Over back-to-back race weekends, Perez has shown his value to Red Bull. In Spain, he obeyed a controversial team order to let Verstappen overtake him and win the race, despite clear objections. In Monaco, when Ferrari dropped the ball and Verstappen was uncharacteristically off his usual best, Perez turned in one of the drives of his career to snatch the victory from the Italian team.
He is now just 15 points behind Verstappen in the championship.

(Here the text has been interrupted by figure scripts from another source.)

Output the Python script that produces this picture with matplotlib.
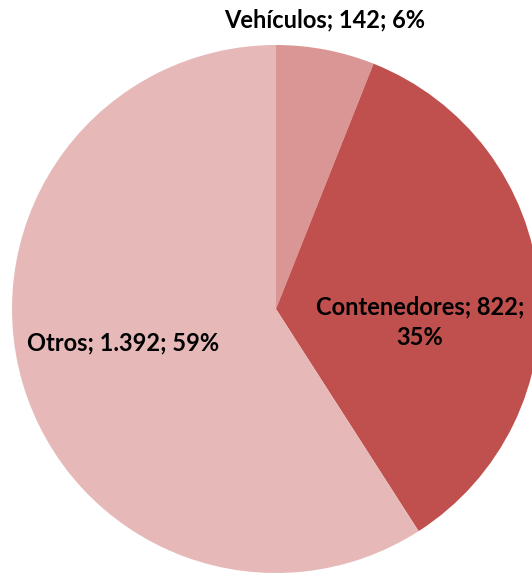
import matplotlib.pyplot as plt

categories = ['Vehículos', 'Contenedores', 'Otros']
values = [142, 822, 1392]
colors = ['#D99694', '#C0504D', '#E6B9B8']

total = sum(values)


def fmt(v):
    return f'{v:,}'.replace(',', '.')


labels = [f'{c}; {fmt(v)}; {round(v / total * 100)}%' for c, v in zip(categories, values)]
labels[1] = labels[1].replace('; 35%', ';\n35%')

fig = plt.figure(figsize=(5.32, 5.74), dpi=100)
ax = fig.add_axes([12 / 532, 1 / 574, 528 / 532, 528 / 574])
ax.pie(values, colors=colors, startangle=90, counterclock=False, radius=1,
       wedgeprops=dict(linewidth=0))
ax.set_xlim(-1, 1)
ax.set_ylim(-1, 1)

pos = [(0.186, 1.095), (0.545, -0.05), (-0.578, -0.129)]
for (x, y), lab in zip(pos, labels):
    ax.text(x, y, lab, ha='center', va='center', fontsize=17, fontweight='bold',
            family='Lato', linespacing=1.35, clip_on=False)

fig.savefig('out.png', dpi=100)
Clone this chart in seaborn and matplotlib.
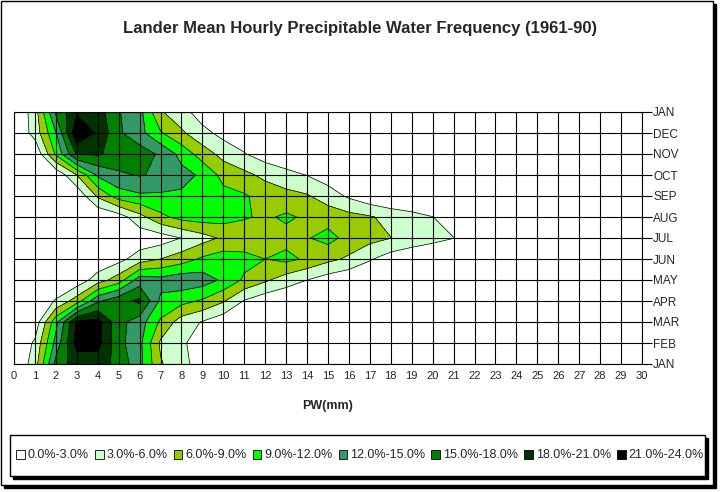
import numpy as np
import matplotlib
matplotlib.use("Agg")
import matplotlib.pyplot as plt
from matplotlib.patches import Patch, Rectangle
import seaborn as sns

months = ["JAN", "FEB", "MAR", "APR", "MAY", "JUN", "JUL",
          "AUG", "SEP", "OCT", "NOV", "DEC", "JAN"]
pw_mm = list(range(31))

# frequency (%) at PW = 0, 1, 2 ... mm (0 beyond the list)
jan_start = [0, 4.5, 16, 19.5, 19.5, 17, 13, 6.3, 4, 1.5, 0.5]
feb = [0, 3.5, 13, 22, 22, 16, 12.8, 5.5, 3.5, 1.5, 0.5]
mar = [0, 1, 11, 21.5, 22, 16, 13.5, 8.5, 4.5, 2.8, 1, 0.3]
apr = [0, 0.5, 3.3, 7.5, 14.5, 17, 18.6, 11.4, 10, 8.6, 6.3, 2.8, 1, 0.3]
may = [0, 0, 0.3, 1, 4.5, 7.5, 13.5, 13, 14, 13.5, 11.5, 8.5, 6.5, 4.5, 3, 1.5, 0.5]
jun = [0, 0, 0, 0, 0.5, 2, 4.5, 6, 7.5, 9.5, 10.5, 10, 9, 9.8, 8.5, 6.8, 5.5, 3.3, 1.5, 0.5]
jul = [0, 0, 0, 0, 0, 0.5, 1, 1.5, 3.05, 4.8, 6.5, 7, 7.5, 8, 8.8, 10, 8, 7, 6.05, 5, 4, 3.05, 1]
aug = [0, 0, 0, 0, 0, 1.5, 5, 8.3, 10, 10.5, 10.2, 9.3, 8.5, 9.5, 8.5, 7.8, 7, 6.3, 5, 4, 3.05, 1.5, 0.3]
sep = [0, 0, 0, 0.5, 6.5, 10.5, 11.5, 11.5, 11.5, 11, 10, 9.3, 8, 7, 6.3, 4.5, 2.5, 0.8]
oct_ = [0, 0, 0.5, 6, 12.5, 14.5, 15.2, 14.5, 13, 11.5, 8, 6.8, 5.2, 4, 2.9, 1.5, 0.5]
nov = [0, 0.3, 9.5, 18.3, 18.3, 17, 16.5, 14.5, 11, 7.5, 5, 3.2, 1.5, 0.5]
dec = [0, 4.2, 11.8, 23.5, 20.5, 15.5, 13, 9.3, 6.5, 4, 2, 1]
jan_end = [0, 4.5, 15.5, 20.6, 19.5, 15.2, 13, 6.3, 4.2, 1.4, 0.5]

levels = [0, 3, 6, 9, 12, 15, 18, 21, 24]
band_labels = ["0.0%-3.0%", "3.0%-6.0%", "6.0%-9.0%", "9.0%-12.0%",
               "12.0%-15.0%", "15.0%-18.0%", "18.0%-21.0%", "21.0%-24.0%"]
band_colors = ["#FFFFFF", "#CCFFCC", "#99CC00", "#00FF00",
               "#339966", "#008000", "#003300", "#000000"]

rows = [jan_start, feb, mar, apr, may, jun, jul, aug, sep, oct_, nov, dec, jan_end]
freq = np.array([r + [0] * (len(pw_mm) - len(r)) for r in rows], dtype=float)
month_pos = list(range(len(months)))

sns.set_theme(style="white")
plt.rcParams["font.family"] = ["Liberation Sans", "DejaVu Sans"]

fig = plt.figure(figsize=(7.2, 4.92), dpi=100)
W, H = 720, 492


def boxed(x0, y0, x1, y1, off, z):
    # box given in pixels from the top-left, with a solid black drop shadow
    fig.patches.append(Rectangle(((x0 + off) / W, 1 - (y1 + off) / H), (x1 - x0) / W,
                                 (y1 - y0) / H, transform=fig.transFigure,
                                 facecolor="black", edgecolor="black", zorder=z - 0.5))
    fig.patches.append(Rectangle((x0 / W, 1 - y1 / H), (x1 - x0) / W, (y1 - y0) / H,
                                 transform=fig.transFigure, facecolor="white",
                                 edgecolor="black", lw=1, zorder=z))


boxed(1, 1, 713, 485, 3, -1)
boxed(10, 435, 705, 476, 3, 1)

ax = fig.add_axes([14 / W, 1 - 364 / H, 628 / W, 252 / H])
ax.patch.set_alpha(0)
ax.contourf(pw_mm, month_pos, freq, levels=levels, colors=band_colors)
ax.contour(pw_mm, month_pos, freq, levels=levels[1:-1], colors="black", linewidths=0.5)

ax.set_xlim(0, 30)
ax.set_ylim(0, 12)
ax.set_xticks(pw_mm)
ax.set_yticks(month_pos)
ax.set_yticklabels(months)
ax.yaxis.tick_right()
ax.grid(True, color="black", lw=0.8)
ax.set_axisbelow(False)
for s in ax.spines.values():
    s.set_visible(True)
    s.set_color("black")
    s.set_linewidth(0.8)
ax.tick_params(axis="x", labelsize=8, length=2, pad=3, color="black")
ax.tick_params(axis="y", labelsize=8.5, length=7, pad=1, color="black", width=0.8)

fig.text(360 / W, 1 - 28 / H, "Lander Mean Hourly Precipitable Water Frequency (1961-90)",
         ha="center", va="center", fontsize=12, fontweight="bold")
fig.text(328 / W, 1 - 406 / H, "PW(mm)", ha="center", va="center",
         fontsize=9, fontweight="bold")

handles = [Patch(facecolor=c, edgecolor="black", lw=0.6) for c in band_colors]
leg = fig.legend(handles, band_labels, loc="center",
                 bbox_to_anchor=(16 / W, 1 - 476 / H, 688 / W, 41 / H), mode="expand",
                 ncol=8, fontsize=9, frameon=False, borderaxespad=0, borderpad=0,
                 handlelength=0.7, handleheight=0.7, handletextpad=0.25,
                 columnspacing=0.5)
leg.set_zorder(3)

fig.savefig("out.png", dpi=100)
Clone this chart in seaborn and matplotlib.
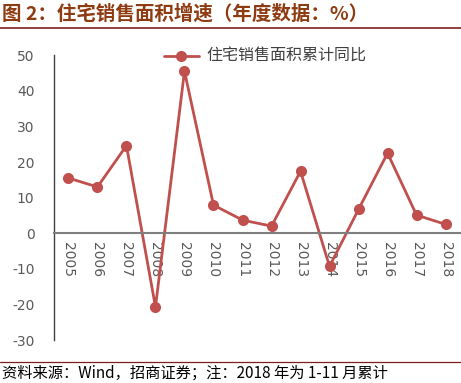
import pandas as pd
import matplotlib.pyplot as plt
import seaborn as sns
from matplotlib.lines import Line2D

# data
years = [str(y) for y in range(2005, 2019)]
growth = [15.5, 13.0, 24.6, -20.7, 45.5, 7.9, 3.7, 2.0, 17.4, -9.3, 6.7, 22.5, 5.1, 2.5]
series_name = "住宅销售面积累计同比"
title = "图 2：住宅销售面积增速（年度数据：%）"
source = "资料来源：Wind，招商证券；注：2018 年为 1-11 月累计"
yticks = [-30, -20, -10, 0, 10, 20, 30, 40, 50]

df = pd.DataFrame({"year": years, "value": growth})

sns.set_style("white")
plt.rcParams["font.family"] = ["Noto Sans CJK SC", "DejaVu Sans"]
plt.rcParams["axes.unicode_minus"] = False

red = "#C0504D"
brown = "#8E3B12"

fig = plt.figure(figsize=(4.61, 3.83), dpi=100)
ax = fig.add_axes([0.117, 0.112, 0.881, 0.744])

sns.lineplot(data=df, x="year", y="value", ax=ax, color=red, linewidth=2,
             marker="o", markersize=8, markeredgewidth=0, sort=False)

ax.set_xlim(-0.5, 13.5)
ax.set_ylim(-30, 50)
ax.set_yticks(yticks)
ax.set_xlabel("")
ax.set_ylabel("")

for s in ["top", "right"]:
    ax.spines[s].set_visible(False)
ax.spines["bottom"].set_position(("data", 0))
ax.spines["bottom"].set_color("#7F7F7F")
ax.spines["bottom"].set_linewidth(1.5)
ax.spines["left"].set_color("#404040")
ax.spines["left"].set_linewidth(1.0)

ax.tick_params(axis="y", length=0, pad=14, labelsize=10, labelcolor="#595959")
ax.tick_params(axis="x", length=0, pad=6, labelsize=10, labelcolor="#595959",
               labelrotation=270)
for lab in ax.get_yticklabels() + ax.get_xticklabels():
    lab.set_family("DejaVu Sans")

handle = Line2D([], [], color=red, linewidth=2, marker="o", markersize=8,
                markeredgewidth=0)
ax.legend([handle], [series_name], loc="upper left", bbox_to_anchor=(0.235, 1.075),
          frameon=False, fontsize=11.5, handlelength=2.2, handletextpad=0.5,
          labelcolor="#404040")

fig.text(0.005, 0.965, title, fontsize=14, fontweight="bold", color=brown,
         va="center", ha="left")
fig.add_artist(Line2D([0, 1], [0.928, 0.928], color="#7B1F1F", linewidth=1.2))
fig.add_artist(Line2D([0, 1], [0.055, 0.055], color="#7B1F1F", linewidth=0.9))
fig.text(0.005, 0.027, source, fontsize=11, color="black", va="center", ha="left")

plt.savefig("out.png", dpi=100)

While the race in Spain gave a pretty clear indication of how Red Bull sees the dynamic between its drivers, Perez will be hard to ignore in the championship if he can keep producing results like Monaco. Perez and Verstappen have a very good relationship, and it would be an interesting factor for the team to deal with if both its drivers are in the hunt.
When asked in the postrace news conference how a title challenge might affect the dynamic with his teammate, Perez brushed it off and joked to Verstappen: “We are still going to be in love, right?”
In the short term, the win almost guarantees Perez will be at Red Bull next season. He has yet to sign a new deal beyond 2022, but the importance of his Monaco victory was not lost on anyone.
When Perez was asked whether the Monaco win meant an extension was more likely now, this time it was Verstappen who turned to his teammate with a playful grin on his face.
“I think what you did today might help,” Verstappen said, laughing. “Just a little bit!”